*Raw data*
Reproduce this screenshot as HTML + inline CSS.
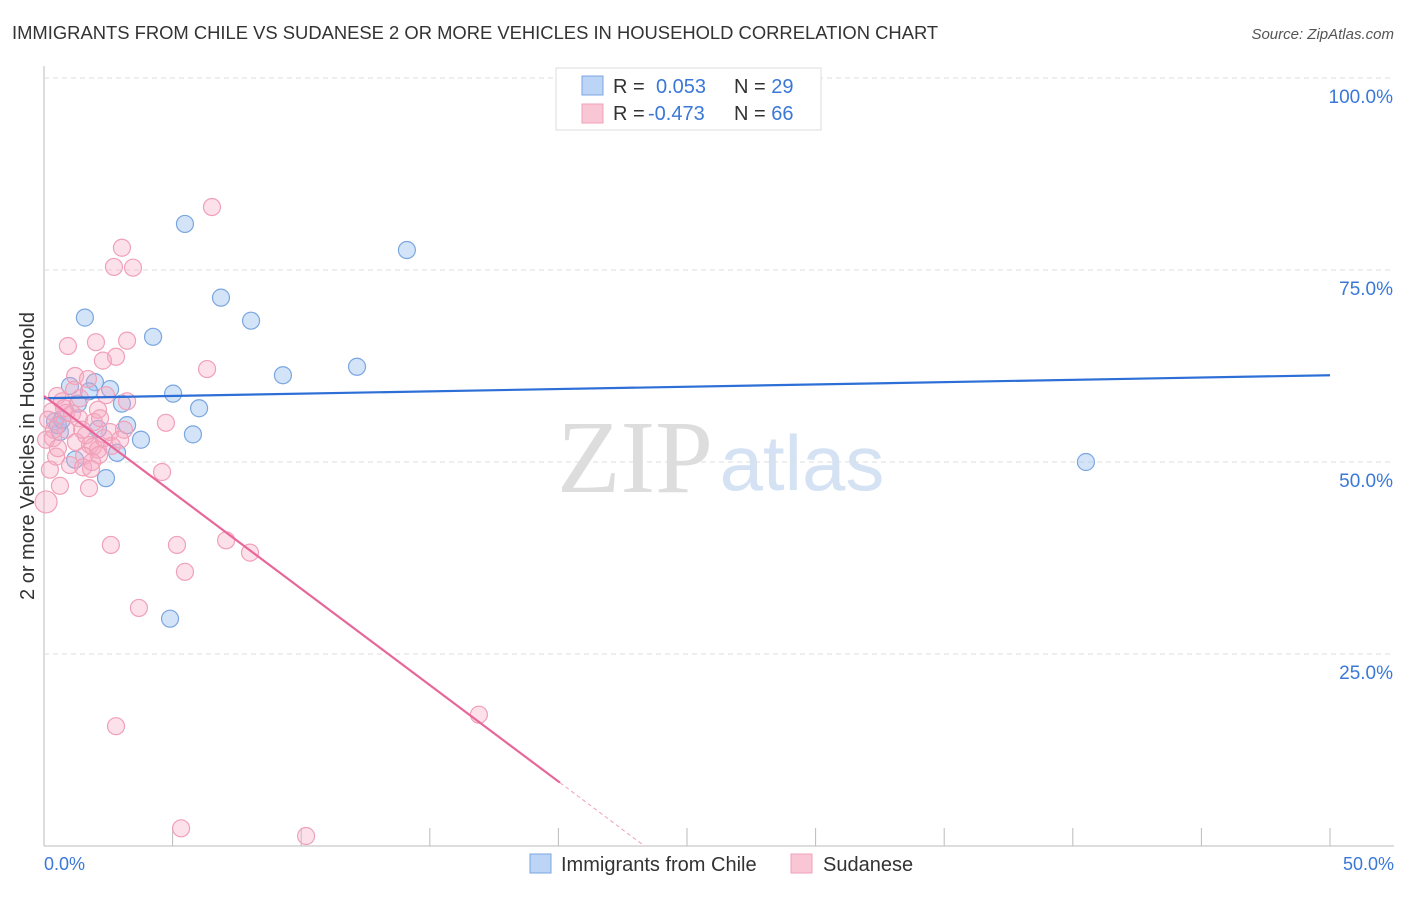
<!DOCTYPE html>
<html><head><meta charset="utf-8"><style>
body{margin:0;background:#fff;font-family:"Liberation Sans",sans-serif}
</style></head><body>
<svg width="1406" height="892" xmlns="http://www.w3.org/2000/svg" id="svg" font-family="Liberation Sans, sans-serif">
<text x="12" y="39" font-size="18.4" fill="#333">IMMIGRANTS FROM CHILE VS SUDANESE 2 OR MORE VEHICLES IN HOUSEHOLD CORRELATION CHART</text>
<text x="1394" y="39" font-size="15" fill="#555" font-style="italic" text-anchor="end">Source: ZipAtlas.com</text>
<g><text x="635" y="492" font-size="104" fill="#ddd" font-family="Liberation Serif, serif" text-anchor="middle">ZIP</text><text x="802" y="490" font-size="78" fill="#d4e2f4" text-anchor="middle">atlas</text></g>
<g id="grid"></g><g id="pts"></g><g id="lines"></g>
<text transform="translate(34,456) rotate(-90)" font-size="20" fill="#333" text-anchor="middle">2 or more Vehicles in Household</text>
<text x="44" y="870" font-size="18" fill="#3a78d8">0.0%</text>
<text x="1394" y="870" font-size="18" fill="#3a78d8" text-anchor="end">50.0%</text>
<g>
<rect x="556" y="68" width="265" height="62" fill="#fff" stroke="#ddd"/>
<rect x="582" y="76" width="21" height="19" fill="#bcd4f6" stroke="#7aa6e0"/>
<rect x="582" y="104" width="21" height="19" fill="#f9c6d5" stroke="#f0a0b8"/>
<text x="613" y="93" font-size="20" fill="#333">R = <tspan fill="#3a78d8" x="656">0.053</tspan><tspan x="734" fill="#333">N = </tspan><tspan fill="#3a78d8">29</tspan></text>
<text x="613" y="120" font-size="20" fill="#333">R = <tspan fill="#3a78d8" x="648">-0.473</tspan><tspan x="734" fill="#333">N = </tspan><tspan fill="#3a78d8">66</tspan></text>
</g>
<g>
<rect x="530" y="854" width="21" height="19" fill="#bcd4f6" stroke="#7aa6e0"/>
<text x="561" y="871" font-size="20" fill="#333">Immigrants from Chile</text>
<rect x="791" y="854" width="21" height="19" fill="#f9c6d5" stroke="#f0a0b8"/>
<text x="823" y="871" font-size="20" fill="#333">Sudanese</text>
</g>
</svg>
<script>
const yTicks=[25,50,75,100];
const yTickLabels=["25.0%","50.0%","75.0%","100.0%"];
const xTicks=[0,5,10,15,20,25,30,35,40,45,50];
const chileX=[5.48,14.11,6.88,1.59,8.05,4.24,12.17,9.29,1.01,1.98,2.57,5.02,1.75,3.03,6.03,1.32,0.43,3.23,2.10,0.62,5.79,3.77,2.84,1.21,2.41,40.51,4.90,0.54,0.70];
const chileY=[81.0,77.6,71.4,68.8,68.4,66.3,62.4,61.3,59.9,60.4,59.5,58.9,59.2,57.6,57.0,57.6,55.3,54.8,54.3,53.9,53.6,52.9,51.2,50.3,47.9,50.0,29.6,54.8,55.5];
const sudX=[6.53,3.03,2.72,3.46,0.93,2.02,3.23,2.80,2.29,6.34,1.21,1.71,0.51,0.70,1.40,3.23,2.41,2.10,0.86,1.09,0.31,1.36,4.74,2.57,0.35,1.24,1.79,1.91,2.10,2.64,1.56,0.47,2.14,1.01,1.52,1.83,4.59,0.62,1.75,0.08,2.60,5.17,7.08,8.01,5.48,3.69,16.91,2.80,5.33,10.19,0.08,0.78,1.94,1.63,3.11,0.16,0.54,2.33,1.48,2.96,0.86,1.17,2.18,0.39,1.87,0.23];
const sudY=[83.2,77.9,75.4,75.3,65.1,65.6,65.8,63.7,63.2,62.1,61.2,60.8,58.6,57.9,58.3,57.9,58.7,56.8,56.4,56.3,56.6,55.7,55.1,53.9,53.1,52.6,52.2,52.0,51.6,52.1,50.8,50.7,50.9,49.6,49.3,49.1,48.7,46.9,46.6,44.8,39.2,39.2,39.8,38.2,35.7,31.0,17.1,15.6,2.3,1.3,52.9,57.0,55.2,53.5,54.2,55.5,51.8,53.1,54.2,52.9,54.2,59.4,55.7,54.2,50.0,49.0];
const chileTrend=[58.3,61.3];
const sudTrend=[58.6,-2.51];
const NS="http://www.w3.org/2000/svg";
const X=v=>44+v/50*1286, Y=v=>846-v/100*768;
function mk(p,t,a){const e=document.createElementNS(NS,t);for(const k in a)e.setAttribute(k,a[k]);p.appendChild(e);return e;}
const g=document.getElementById('grid'),P=document.getElementById('pts'),L=document.getElementById('lines');
const ax=mk(g,'line',{x1:44,y1:66,x2:44,y2:846,stroke:'#bbb'});


const bx=mk(g,'line',{x1:44,y1:846,x2:1394,y2:846,stroke:'#bbb'});


yTicks.forEach((v,i)=>{
 const l=mk(g,'line',{x1:44,y1:Y(v),x2:1394,y2:Y(v),stroke:'#ddd','stroke-dasharray':'5,4'});
 
 
 const t=mk(g,'text',{x:1393,y:Y(v)+25,'font-size':19,fill:'#3a78d8','text-anchor':'end'});t.textContent=yTickLabels[i];
 
 
});
xTicks.forEach(v=>{
 const l=mk(g,'line',{x1:X(v),y1:828,x2:X(v),y2:846,stroke:'#bbb'});
 
 
});
chileX.forEach((x,i)=>{
 const c=mk(P,'circle',{cx:X(x),cy:Y(chileY[i]),r:8.5,fill:'rgba(160,195,240,0.45)',stroke:'#7aa6e0','stroke-width':1.2});
 
 
});
sudX.forEach((x,i)=>{
 const c=mk(P,'circle',{cx:X(x),cy:Y(sudY[i]),r:i==39?11:8.5,fill:'rgba(245,170,195,0.35)',stroke:'#f0a0b8','stroke-width':1.2});
 
 
});
const bl=mk(L,'line',{x1:X(0),y1:Y(chileTrend[0]),x2:X(50),y2:Y(chileTrend[1]),stroke:'#2d6fd6','stroke-width':2.2});


const sf=x=>sudTrend[0]+sudTrend[1]*x, xe=20.06, x0=-sudTrend[0]/sudTrend[1];
const pl=mk(L,'line',{x1:X(0),y1:Y(sf(0)),x2:X(xe),y2:Y(sf(xe)),stroke:'#e8679a','stroke-width':2.2});


const pd=mk(L,'line',{x1:X(xe),y1:Y(sf(xe)),x2:X(x0),y2:Y(0),stroke:'#f0a0b8','stroke-width':1,'stroke-dasharray':'4,3'});


</script>
</body></html>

*Aim*
Quote the preceding listing precisely and completely, omitting its images.

*Finished task*
Reproduce this screenshot as HTML + inline CSS.
<!DOCTYPE html>
<html><head><meta charset="utf-8"><style>
body{margin:0;background:#fff;font-family:"Liberation Sans",sans-serif}
</style></head><body>
<svg width="1406" height="892" xmlns="http://www.w3.org/2000/svg" id="svg" font-family="Liberation Sans, sans-serif">
<text x="12" y="39" font-size="18.4" fill="#333">IMMIGRANTS FROM CHILE VS SUDANESE 2 OR MORE VEHICLES IN HOUSEHOLD CORRELATION CHART</text>
<text x="1394" y="39" font-size="15" fill="#555" font-style="italic" text-anchor="end">Source: ZipAtlas.com</text>
<g><text x="635" y="492" font-size="104" fill="#ddd" font-family="Liberation Serif, serif" text-anchor="middle">ZIP</text><text x="802" y="490" font-size="78" fill="#d4e2f4" text-anchor="middle">atlas</text></g>
<g id="grid"></g><g id="pts"></g><g id="lines"></g>
<text transform="translate(34,456) rotate(-90)" font-size="20" fill="#333" text-anchor="middle">2 or more Vehicles in Household</text>
<text x="44" y="870" font-size="18" fill="#3a78d8">0.0%</text>
<text x="1394" y="870" font-size="18" fill="#3a78d8" text-anchor="end">50.0%</text>
<g>
<rect x="556" y="68" width="265" height="62" fill="#fff" stroke="#ddd"/>
<rect x="582" y="76" width="21" height="19" fill="#bcd4f6" stroke="#7aa6e0"/>
<rect x="582" y="104" width="21" height="19" fill="#f9c6d5" stroke="#f0a0b8"/>
<text x="613" y="93" font-size="20" fill="#333">R = <tspan fill="#3a78d8" x="656">0.053</tspan><tspan x="734" fill="#333">N = </tspan><tspan fill="#3a78d8">29</tspan></text>
<text x="613" y="120" font-size="20" fill="#333">R = <tspan fill="#3a78d8" x="648">-0.473</tspan><tspan x="734" fill="#333">N = </tspan><tspan fill="#3a78d8">66</tspan></text>
</g>
<g>
<rect x="530" y="854" width="21" height="19" fill="#bcd4f6" stroke="#7aa6e0"/>
<text x="561" y="871" font-size="20" fill="#333">Immigrants from Chile</text>
<rect x="791" y="854" width="21" height="19" fill="#f9c6d5" stroke="#f0a0b8"/>
<text x="823" y="871" font-size="20" fill="#333">Sudanese</text>
</g>
</svg>
<script>
const yTicks=[25,50,75,100];
const yTickLabels=["25.0%","50.0%","75.0%","100.0%"];
const xTicks=[0,5,10,15,20,25,30,35,40,45,50];
const chileX=[5.48,14.11,6.88,1.59,8.05,4.24,12.17,9.29,1.01,1.98,2.57,5.02,1.75,3.03,6.03,1.32,0.43,3.23,2.10,0.62,5.79,3.77,2.84,1.21,2.41,40.51,4.90,0.54,0.70];
const chileY=[81.0,77.6,71.4,68.8,68.4,66.3,62.4,61.3,59.9,60.4,59.5,58.9,59.2,57.6,57.0,57.6,55.3,54.8,54.3,53.9,53.6,52.9,51.2,50.3,47.9,50.0,29.6,54.8,55.5];
const sudX=[6.53,3.03,2.72,3.46,0.93,2.02,3.23,2.80,2.29,6.34,1.21,1.71,0.51,0.70,1.40,3.23,2.41,2.10,0.86,1.09,0.31,1.36,4.74,2.57,0.35,1.24,1.79,1.91,2.10,2.64,1.56,0.47,2.14,1.01,1.52,1.83,4.59,0.62,1.75,0.08,2.60,5.17,7.08,8.01,5.48,3.69,16.91,2.80,5.33,10.19,0.08,0.78,1.94,1.63,3.11,0.16,0.54,2.33,1.48,2.96,0.86,1.17,2.18,0.39,1.87,0.23];
const sudY=[83.2,77.9,75.4,75.3,65.1,65.6,65.8,63.7,63.2,62.1,61.2,60.8,58.6,57.9,58.3,57.9,58.7,56.8,56.4,56.3,56.6,55.7,55.1,53.9,53.1,52.6,52.2,52.0,51.6,52.1,50.8,50.7,50.9,49.6,49.3,49.1,48.7,46.9,46.6,44.8,39.2,39.2,39.8,38.2,35.7,31.0,17.1,15.6,2.3,1.3,52.9,57.0,55.2,53.5,54.2,55.5,51.8,53.1,54.2,52.9,54.2,59.4,55.7,54.2,50.0,49.0];
const chileTrend=[58.3,61.3];
const sudTrend=[58.6,-2.51];
const NS="http://www.w3.org/2000/svg";
const X=v=>44+v/50*1286, Y=v=>846-v/100*768;
function mk(p,t,a){const e=document.createElementNS(NS,t);for(const k in a)e.setAttribute(k,a[k]);p.appendChild(e);return e;}
const g=document.getElementById('grid'),P=document.getElementById('pts'),L=document.getElementById('lines');
const ax=mk(g,'line',{x1:44,y1:66,x2:44,y2:846,stroke:'#bbb'});


const bx=mk(g,'line',{x1:44,y1:846,x2:1394,y2:846,stroke:'#bbb'});


yTicks.forEach((v,i)=>{
 const l=mk(g,'line',{x1:44,y1:Y(v),x2:1394,y2:Y(v),stroke:'#ddd','stroke-dasharray':'5,4'});
 
 
 const t=mk(g,'text',{x:1393,y:Y(v)+25,'font-size':19,fill:'#3a78d8','text-anchor':'end'});t.textContent=yTickLabels[i];
 
 
});
xTicks.forEach(v=>{
 const l=mk(g,'line',{x1:X(v),y1:828,x2:X(v),y2:846,stroke:'#bbb'});
 
 
});
chileX.forEach((x,i)=>{
 const c=mk(P,'circle',{cx:X(x),cy:Y(chileY[i]),r:8.5,fill:'rgba(160,195,240,0.45)',stroke:'#7aa6e0','stroke-width':1.2});
 
 
});
sudX.forEach((x,i)=>{
 const c=mk(P,'circle',{cx:X(x),cy:Y(sudY[i]),r:i==39?11:8.5,fill:'rgba(245,170,195,0.35)',stroke:'#f0a0b8','stroke-width':1.2});
 
 
});
const bl=mk(L,'line',{x1:X(0),y1:Y(chileTrend[0]),x2:X(50),y2:Y(chileTrend[1]),stroke:'#2d6fd6','stroke-width':2.2});


const sf=x=>sudTrend[0]+sudTrend[1]*x, xe=20.06, x0=-sudTrend[0]/sudTrend[1];
const pl=mk(L,'line',{x1:X(0),y1:Y(sf(0)),x2:X(xe),y2:Y(sf(xe)),stroke:'#e8679a','stroke-width':2.2});


const pd=mk(L,'line',{x1:X(xe),y1:Y(sf(xe)),x2:X(x0),y2:Y(0),stroke:'#f0a0b8','stroke-width':1,'stroke-dasharray':'4,3'});


</script>
</body></html>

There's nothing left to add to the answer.